======== Collected material
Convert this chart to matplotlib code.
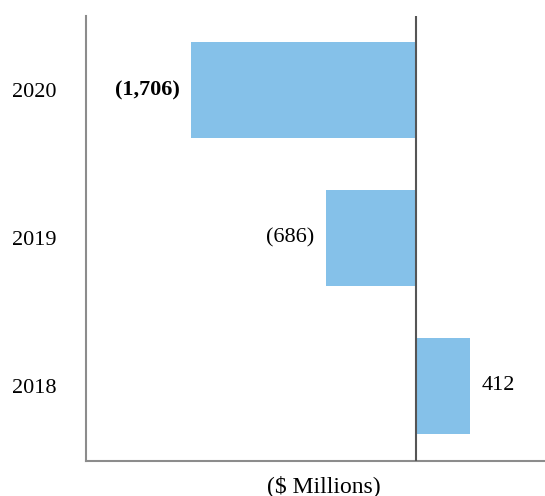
import matplotlib
matplotlib.use("Agg")
import matplotlib.pyplot as plt

years = ["2018", "2019", "2020"]
values = [412, -686, -1706]
labels = ["412", "(686)", "(1,706)"]
bold = [False, False, True]

plt.rcParams['font.family'] = ['Liberation Serif', 'DejaVu Serif']

fig = plt.figure(figsize=(5.45, 4.96), dpi=100)
ax = fig.add_axes([86/545, 35/496, 1 - 86/545, (461-16)/496])

pos = list(range(len(years)))
bars = ax.barh(pos, values, height=0.65, color="#85C1E9", zorder=2)
ax.set_xlim(-2504, 979)
ax.set_ylim(-0.511, 2.502)
ax.axvline(0, color="#555555", lw=1.5, zorder=3)

for p, v, lab, b in zip(pos, values, labels, bold):
    if v < 0:
        ax.annotate(lab, (v, p), xytext=(-8, 0), textcoords="offset points",
                    ha="right", va="center", fontsize=16,
                    fontweight="bold" if b else "normal")
    else:
        ax.annotate(lab, (v, p), xytext=(8, 0), textcoords="offset points",
                    ha="left", va="center", fontsize=16,
                    fontweight="bold" if b else "normal")

ax.set_yticks(pos)
ax.set_yticklabels(years, fontsize=16)
ax.tick_params(axis="y", length=0, pad=21)
ax.set_xticks([])
ax.text((324 - 86) / (545 - 86), -(486 - 461) / 445, "($ Millions)",
        transform=ax.transAxes, ha="center", va="center", fontsize=17)

for s in ["top", "right"]:
    ax.spines[s].set_visible(False)
for s in ["left", "bottom"]:
    ax.spines[s].set_color("#8c8c8c")
    ax.spines[s].set_linewidth(1.5)

fig.savefig("out.png", dpi=100)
================
#### [What is needed]
Quote the material word for word, dropping any images it holds.

#### [Response to the task]
Convert this chart to matplotlib code.
import matplotlib
matplotlib.use("Agg")
import matplotlib.pyplot as plt

years = ["2018", "2019", "2020"]
values = [412, -686, -1706]
labels = ["412", "(686)", "(1,706)"]
bold = [False, False, True]

plt.rcParams['font.family'] = ['Liberation Serif', 'DejaVu Serif']

fig = plt.figure(figsize=(5.45, 4.96), dpi=100)
ax = fig.add_axes([86/545, 35/496, 1 - 86/545, (461-16)/496])

pos = list(range(len(years)))
bars = ax.barh(pos, values, height=0.65, color="#85C1E9", zorder=2)
ax.set_xlim(-2504, 979)
ax.set_ylim(-0.511, 2.502)
ax.axvline(0, color="#555555", lw=1.5, zorder=3)

for p, v, lab, b in zip(pos, values, labels, bold):
    if v < 0:
        ax.annotate(lab, (v, p), xytext=(-8, 0), textcoords="offset points",
                    ha="right", va="center", fontsize=16,
                    fontweight="bold" if b else "normal")
    else:
        ax.annotate(lab, (v, p), xytext=(8, 0), textcoords="offset points",
                    ha="left", va="center", fontsize=16,
                    fontweight="bold" if b else "normal")

ax.set_yticks(pos)
ax.set_yticklabels(years, fontsize=16)
ax.tick_params(axis="y", length=0, pad=21)
ax.set_xticks([])
ax.text((324 - 86) / (545 - 86), -(486 - 461) / 445, "($ Millions)",
        transform=ax.transAxes, ha="center", va="center", fontsize=17)

for s in ["top", "right"]:
    ax.spines[s].set_visible(False)
for s in ["left", "bottom"]:
    ax.spines[s].set_color("#8c8c8c")
    ax.spines[s].set_linewidth(1.5)

fig.savefig("out.png", dpi=100)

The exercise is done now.